Michael Grove’s claims of delivering a ‘Green Brexit’ have been challenged by several UK environmental organisations, Mr Grove was the UK’s environment secretary from 2017-2019.

In 2017, Mr Grove said; “Leaving the EU gives a once-in-a-lifetime opportunity to reform agriculture and fisheries, “It would allow the UK to reshape the way it cares for its land, its rivers and its seas.”

One major organisation questioning the progress of Mr Grove’s Green Brexit promises are Greener UK, a coalition made up of 12 environmental groups (Green peace, RSPB, etc) with a combined membership of over 8 million people. Greener UK’s tracking of the policies over the last few years shows that protection of the water quality, climate, fisheries and farming in the UK has not made any significant progress since 2016, and ministers have weakened the protections of the UK’s environment.

The aftermath of leaving the EU has resulted in key movements towards improving issues of restoration, nature, pollution and waste have been rescheduled to 2037 which will have devasting effects. Also, the governing body of the new environmental watchdog will have much less authority and power than pre-Brexit. Greener UK also has declared it’s an outrage that certain departments of government, like defence and treasury, will be excluded in the environmental principles set up that stops the government from acting in a way that can seriously harm the UK’s environment.

Greener UK’s analysis has been processed into a traffic light system, where green represents improvement and red a weakening. key policy areas were all ranked according to this system. Across eight areas that were analysed four – water, land use, fisheries and climate – were ranked amber, and four – air quality, chemicals, nature, waste and resources – were ranked as red. None were ranked as green.

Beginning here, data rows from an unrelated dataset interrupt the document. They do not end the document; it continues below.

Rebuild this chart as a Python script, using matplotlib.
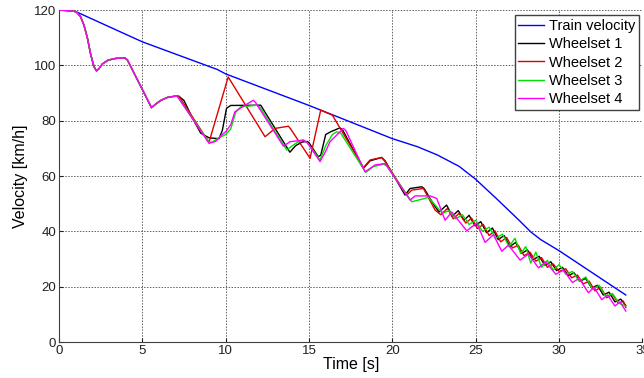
"""
Train and wheelset velocity during braking
"""
import matplotlib
matplotlib.use('Agg')
import matplotlib.pyplot as plt

plt.rcParams['font.family'] = ['Liberation Sans', 'DejaVu Sans']

# common start of all wheelsets (identical until ~7 s)
t_start = [0, 0.9, 1.1, 1.3, 1.5, 1.7, 1.9, 2.1, 2.25, 2.4, 2.6, 2.95, 3.4, 3.95, 4.1,
           5.55, 5.8, 6.1, 6.5, 7.0]
v_start = [120, 119.6, 119.0, 117.5, 114.5, 110, 104, 99.5, 98, 98.8, 100.5, 101.9, 102.5, 102.7, 102,
           84.7, 86.0, 87.3, 88.4, 88.9]

# train velocity
t_train = [0, 0.8, 5, 9.5, 10, 15, 20, 21.5, 22.7, 24, 25, 26.3, 27.6, 28.3, 28.9, 30, 32, 34]
v_train = [120, 120, 108.5, 98.5, 96.9, 85.5, 73.5, 70.6, 67.6, 63.5, 58.8, 51.5, 44, 39.8, 37, 33, 25, 17]

# wheelset 1
t_ws1 = [7.2, 7.5, 8.0, 8.5, 9.0, 9.6, 9.8, 10.05, 10.3, 12.1, 13.85, 14.2, 14.6, 14.9, 15.0,
         15.55, 15.7, 16.0, 16.3, 16.85, 17.0, 18.26, 18.66, 19.36, 19.56, 20.76, 21.06, 21.76,
         21.9, 22.56, 22.8, 23.25, 23.6, 23.95, 24.3, 24.6, 24.95, 25.3, 25.65, 26.0, 26.35,
         26.7, 27.05, 27.4, 27.75, 28.1, 28.45, 28.8, 29.15, 29.5, 29.85, 30.2, 30.55, 30.9,
         31.25, 31.6, 31.95, 32.3, 32.65, 33.0, 33.35, 33.7, 34.0]
v_ws1 = [88.8, 87.3, 81.0, 75.5, 73.8, 73.5, 76.5, 84.5, 85.5, 85.6, 68.6, 71.0, 72.3, 72.5, 72.0,
         67.0, 67.5, 75.0, 76.0, 77.4, 76.8, 62.8, 65.5, 66.7, 65.5, 53.1, 55.5, 56.1,
         55.5, 48.9, 47.0, 49.5, 45.5, 47.5, 44.0, 45.8, 42.0, 43.5, 39.5, 41.2, 37.0,
         38.5, 34.5, 36.0, 32.0, 33.3, 29.8, 31.0, 27.8, 29.0, 25.8, 27.0, 24.0, 25.0,
         22.0, 23.0, 19.5, 20.5, 17.0, 18.0, 14.5, 15.5, 13.2]

# wheelset 2
t_ws2 = [7.2, 9.0, 10.15, 12.36, 12.96, 13.76, 13.9, 15.06, 15.7, 16.4, 18.26, 18.66, 19.36,
         19.56, 20.86, 21.16, 21.86, 22.56, 22.9, 23.3, 23.65, 24.0, 24.4, 24.75, 25.1, 25.45,
         25.8, 26.15, 26.5, 26.85, 27.2, 27.55, 27.9, 28.25, 28.6, 28.95, 29.3, 29.65, 30.0,
         30.4, 30.75, 31.1, 31.45, 31.8, 32.15, 32.5, 32.85, 33.2, 33.55, 33.85, 34.0]
v_ws2 = [88.8, 72.2, 95.8, 74.2, 77.2, 78.0, 77.0, 66.4, 83.8, 82.0, 63.0, 65.8, 66.7,
         65.2, 53.1, 54.9, 55.5, 47.7, 46.0, 48.3, 44.5, 46.5, 43.0, 44.8, 41.0, 42.5,
         38.5, 40.2, 36.2, 37.8, 34.0, 35.0, 31.2, 32.5, 29.2, 30.5, 27.0, 28.2, 25.5,
         26.5, 23.2, 24.2, 21.0, 22.0, 18.5, 19.8, 16.0, 17.2, 14.0, 14.8, 12.5]

# wheelset 3
t_ws3 = [7.1, 9.0, 9.2, 9.5, 10.0, 10.3, 10.6, 10.9, 11.9, 12.1, 13.66, 13.9, 14.3, 14.66,
         14.9, 15.66, 16.0, 16.4, 16.66, 16.9, 18.4, 18.86, 19.46, 19.7, 21.16, 21.76, 22.16,
         23.0, 23.4, 23.8, 24.2, 24.6, 25.0, 25.4, 25.8, 26.2, 26.6, 27.0, 27.35, 27.7, 28.0,
         28.3, 28.6, 28.95, 29.3, 29.65, 30.0, 30.4, 30.8, 31.2, 31.6, 32.0, 32.4, 32.8,
         33.2, 33.6, 34.0]
v_ws3 = [88.8, 72.2, 72.3, 73.5, 75.0, 77.0, 83.0, 85.0, 85.6, 84.5, 69.4, 70.5, 72.2, 73.0,
         72.0, 65.8, 71.0, 75.0, 76.0, 75.5, 61.3, 63.4, 64.3, 63.5, 50.7, 51.6, 52.3,
         46.5, 47.5, 44.5, 46.0, 42.5, 44.0, 40.0, 41.5, 37.5, 39.0, 34.5, 37.5, 32.0, 34.5,
         28.5, 32.5, 27.0, 29.5, 26.0, 28.0, 24.5, 25.5, 22.0, 23.5, 19.0, 20.5, 16.5,
         17.5, 14.0, 13.0]

# wheelset 4
t_ws4 = [7.1, 9.0, 9.4, 9.7, 10.0, 10.3, 10.55, 11.0, 11.66, 11.8, 13.46, 13.86, 14.66, 14.9,
         15.66, 16.0, 16.26, 17.06, 17.2, 18.36, 18.96, 19.56, 21.06, 21.36, 22.26, 22.66,
         23.16, 23.56, 24.46, 25.06, 25.56, 26.06, 26.56, 26.96, 27.66, 28.16, 28.76, 29.2,
         29.8, 30.26, 30.8, 31.2, 31.76, 32.1, 32.56, 32.9, 33.35, 33.65, 34.0]
v_ws4 = [88.8, 71.8, 72.5, 74.5, 76.0, 78.5, 83.2, 85.0, 87.4, 86.5, 70.8, 72.4, 73.0, 72.0,
         65.2, 69.0, 72.4, 77.2, 76.5, 61.5, 64.0, 64.5, 51.3, 52.8, 52.8, 51.9,
         44.0, 47.0, 40.2, 43.0, 36.0, 38.8, 32.8, 35.0, 29.6, 31.8, 26.8, 29.0,
         24.5, 26.0, 21.5, 23.0, 17.8, 19.8, 15.3, 17.0, 13.0, 14.5, 11.2]

labels = ['Train velocity', 'Wheelset 1', 'Wheelset 2', 'Wheelset 3', 'Wheelset 4']

fig = plt.figure(figsize=(6.44, 3.78), dpi=100)
ax = fig.add_axes([0.0916, 0.0952, 0.906, 0.8783])

ax.plot(t_train, v_train, color='#0000ff', linewidth=1.0, label=labels[0])
ax.plot(t_start + t_ws1, v_start + v_ws1, color='black', linewidth=1.0, label=labels[1])
ax.plot(t_start + t_ws2, v_start + v_ws2, color='#e00000', linewidth=1.0, label=labels[2])
ax.plot(t_start + t_ws3, v_start + v_ws3, color='#00e000', linewidth=1.0, label=labels[3])
ax.plot(t_start + t_ws4, v_start + v_ws4, color='#ff00ff', linewidth=1.0, label=labels[4])

ax.set_xlim(0, 35)
ax.set_ylim(0, 120)
ax.set_xticks(range(0, 36, 5))
ax.set_yticks(range(0, 121, 20))
ax.grid(True, linestyle=(0, (1.5, 1.5)), color='#606060', linewidth=0.7)
ax.spines['top'].set_visible(False)
ax.spines['right'].set_visible(False)
ax.spines['left'].set_color('#404040')
ax.spines['bottom'].set_color('#404040')
ax.tick_params(direction='in', length=3, labelsize=9.5, colors='#202020', pad=2)
ax.set_xlabel('Time [s]', fontsize=11.5, labelpad=0)
ax.set_ylabel('Velocity [km/h]', fontsize=11.5, labelpad=4)

leg = ax.legend(loc='upper right', bbox_to_anchor=(0.992, 0.960), bbox_transform=fig.transFigure,
                fontsize=10.5, fancybox=False, edgecolor='#404040', framealpha=1,
                handlelength=1.8, handletextpad=0.3, labelspacing=0.3, borderpad=0.25,
                borderaxespad=0)
leg.get_frame().set_linewidth(1.0)

fig.savefig('out.png', dpi=100)
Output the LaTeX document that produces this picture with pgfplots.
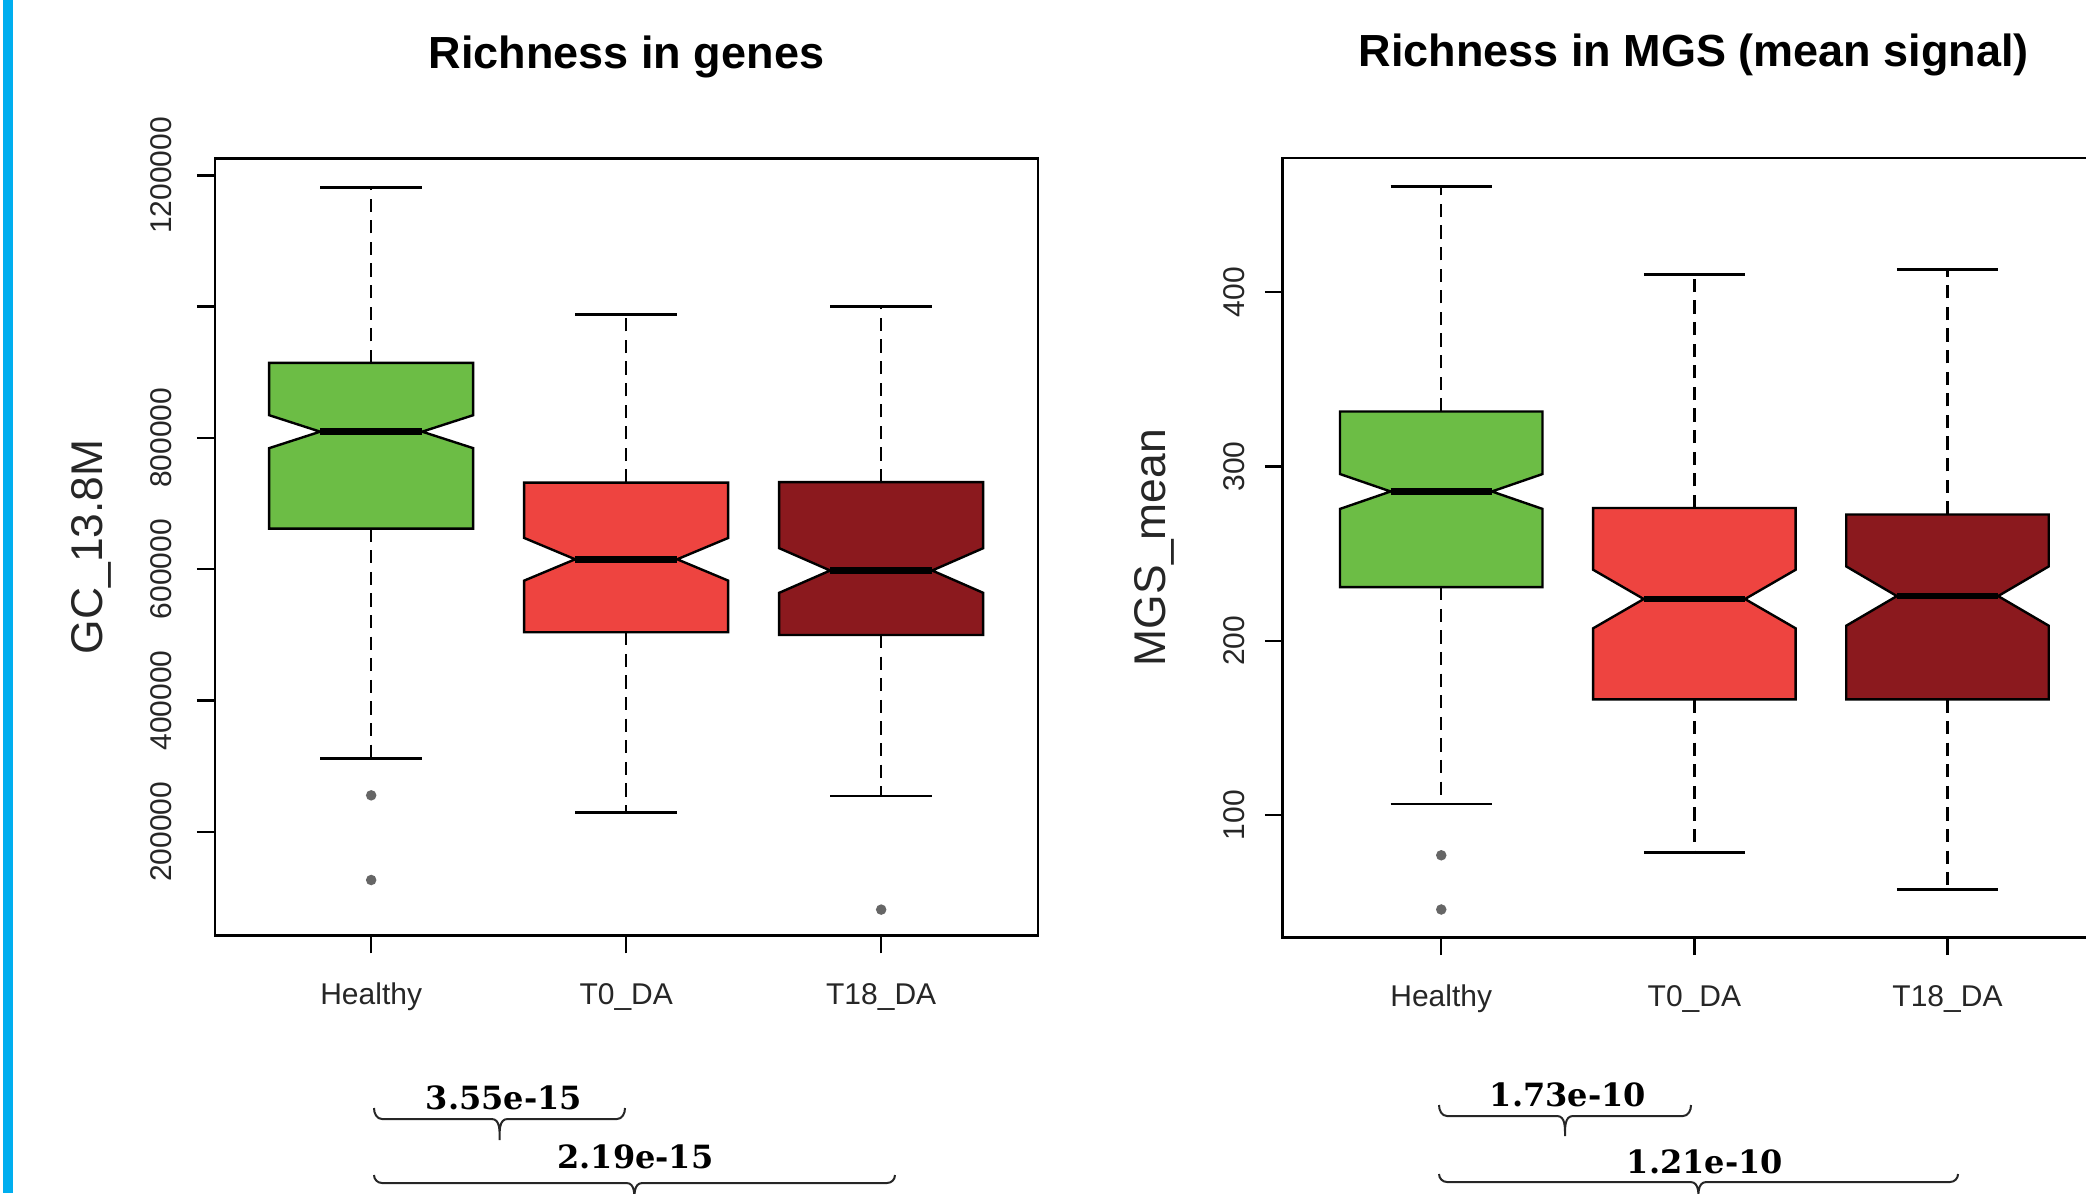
\documentclass[border=0pt]{standalone}
\usepackage{pgfplots}
\pgfplotsset{compat=1.18}
\usepackage{fontspec}
\setmainfont{Liberation Sans}
\newfontfamily\pvalfont{DejaVu Serif}

\definecolor{hgreen}{RGB}{108,189,69}
\definecolor{tzred}{RGB}{238,68,64}
\definecolor{teired}{RGB}{139,25,30}
\definecolor{sidebar}{RGB}{0,174,239}

% Notched box plot of one group:
% #1 position, #2 fill, #3 lower whisker, #4 lower quartile, #5 notch low,
% #6 median, #7 notch high, #8 upper quartile, #9 upper whisker
\newcommand\notchbox[9]{%
  \pgfmathsetmacro\bxl{#1-0.4}\pgfmathsetmacro\bxr{#1+0.4}%
  \pgfmathsetmacro\mxl{#1-0.2}\pgfmathsetmacro\mxr{#1+0.2}%
  \addplot[whisk] coordinates {(#1,#4) (#1,#3)};
  \addplot[whisk] coordinates {(#1,#8) (#1,#9)};
  \addplot[cap] coordinates {(\mxl,#3) (\mxr,#3)};
  \addplot[cap] coordinates {(\mxl,#9) (\mxr,#9)};
  \addplot[mark=none, fill=#2, draw=black, line width=0.6pt] coordinates {
    (\bxl,#4) (\bxl,#5) (\mxl,#6) (\bxl,#7) (\bxl,#8)
    (\bxr,#8) (\bxr,#7) (\mxr,#6) (\bxr,#5) (\bxr,#4)} -- cycle;
  \addplot[mark=none, line width=1.7pt, black] coordinates {(\mxl,#6) (\mxr,#6)};
}

\pgfplotsset{
  whisk/.style={mark=none, line width=0.6pt, black, dash pattern=on 3.3pt off 2.1pt},
  cap/.style={mark=none, line width=0.7pt, black},
  outlier/.style={only marks, mark=*, mark size=1.1pt, color=black!60},
  panel/.style={
    anchor=south west, scale only axis,
    axis line style={line width=0.7pt, black},
    tick align=outside, xtick pos=bottom, ytick pos=left,
    major tick length=4.5pt,
    tick style={line width=0.6pt, black},
    xtick={1,2,3}, xticklabels={Healthy,T0\_DA,T18\_DA},
    scaled y ticks=false,
    /pgf/number format/assume math mode=true,
    tick label style={font=\fontsize{7.5}{9}\selectfont, text=black!85, inner sep=0pt},
    xticklabel style={anchor=base, yshift=-12.7pt},
    title style={font=\bfseries\fontsize{11.25}{13}\selectfont, anchor=base},
    every axis y label/.style={rotate=90, anchor=base,
      font=\fontsize{11.1}{13}\selectfont, text=black!85},
  },
}

\begin{document}
\begin{tikzpicture}
\path[use as bounding box] (0,0) rectangle (521.5pt,298.25pt);
\clip (0,0) rectangle (521.5pt,298.25pt);
\fill[sidebar] (0.8pt,0) rectangle (3.3pt,298.25pt);

% ---- gene richness ----
\begin{axis}[panel, at={(53.75pt,64.4pt)}, width=205.75pt, height=194.3pt,
  xmin=0.3875, xmax=3.615, ymin=42100, ymax=1226100,
  ytick={200000,400000,600000,800000,1000000,1200000},
  yticklabels={\mbox{200000},\mbox{400000},\mbox{600000},\mbox{800000},{},\mbox{1200000}},
  yticklabel style={rotate=90, anchor=base, yshift=6.3pt},
  title={Richness in genes}, title style={at={(axis description cs:0.5,1.085)}},
  ylabel={GC\_13.8M}, ylabel style={at={(axis description cs:-0.137,0.5)}}]
\notchbox{1}{hgreen}{312000}{661800}{784400}{809500}{834600}{914200}{1181600}
\notchbox{2}{tzred}{229500}{504000}{582600}{615100}{647600}{731800}{987400}
\notchbox{3}{teired}{254500}{499700}{564000}{598000}{632000}{732600}{1000800}
\addplot[outlier] coordinates {(1,255500) (1,126500) (3,81400)};
\end{axis}

% ---- MGS richness ----
\begin{axis}[panel, at={(320.7pt,63.95pt)}, width=205.4pt, height=194.8pt,
  xmin=0.374, xmax=3.62, ymin=30, ymax=477,
  ytick={100,200,300,400},
  yticklabel style={rotate=90, anchor=base, yshift=5pt},
  title={Richness in MGS (mean signal)}, title style={at={(axis description cs:0.5,1.086)}},
  ylabel={MGS\_mean}, ylabel style={at={(axis description cs:-0.1433,0.5)}}]
\notchbox{1}{hgreen}{106.4}{230.8}{275.7}{285.7}{295.7}{331.6}{460.7}
\notchbox{2}{tzred}{78.6}{166.4}{207.2}{224.0}{240.8}{276.2}{410.1}
\notchbox{3}{teired}{57.5}{166.4}{208.7}{225.7}{242.7}{272.5}{413.0}
\addplot[outlier] coordinates {(1,77) (1,45.9)};
\end{axis}

% ---- pairwise p-values ----
\tikzset{pbrace/.style={line width=0.5pt, black!85},
         plabel/.style={anchor=base, inner sep=0pt, font=\pvalfont\bfseries\fontsize{8}{9}\selectfont}}
\draw[pbrace] (93.5pt,21.25pt) to[out=-90,in=180] (95.5pt,18.5pt) -- (122.9pt,18.5pt)
  to[out=0,in=90] (124.9pt,13.25pt) to[out=90,in=180] (126.9pt,18.5pt) -- (154.25pt,18.5pt)
  to[out=0,in=-90] (156.25pt,21.25pt);
\node[plabel] at (126pt,21pt) {3.55e-15};
\draw[pbrace] (93.5pt,4.5pt) to[out=-90,in=180] (95.5pt,2.5pt) -- (156.6pt,2.5pt)
  to[out=0,in=90] (158.6pt,-3pt) to[out=90,in=180] (160.6pt,2.5pt) -- (221.75pt,2.5pt)
  to[out=0,in=-90] (223.75pt,4.5pt);
\node[plabel] at (158.85pt,6.25pt) {2.19e-15};
\draw[pbrace] (359.75pt,22pt) to[out=-90,in=180] (361.75pt,19.25pt) -- (389.25pt,19.25pt)
  to[out=0,in=90] (391.25pt,14.25pt) to[out=90,in=180] (393.25pt,19.25pt) -- (420.75pt,19.25pt)
  to[out=0,in=-90] (422.75pt,22pt);
\node[plabel] at (392pt,21.75pt) {1.73e-10};
\draw[pbrace] (359.75pt,4.75pt) to[out=-90,in=180] (361.75pt,2.75pt) -- (422.6pt,2.75pt)
  to[out=0,in=90] (424.6pt,-3pt) to[out=90,in=180] (426.6pt,2.75pt) -- (487.5pt,2.75pt)
  to[out=0,in=-90] (489.5pt,4.75pt);
\node[plabel] at (426.25pt,5pt) {1.21e-10};
\end{tikzpicture}
\end{document}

Sarah Williams, head of the Greener UK coalition, said the government’s Green Brexit plans was not being matched by action. “We looked across policy areas and concluded that in no areas was the government doing better [than EU regulations] and in many, it was weaker,” she said. “There are big question marks in many areas, such as enforcement.”

The environment bill has now been delayed several times, owing first to parliamentary wrangling over Brexit and then to the Covid-19 pandemic, but should come before parliament again in May. The bill represents the biggest shake-up of environmental regulation in the UK in decades.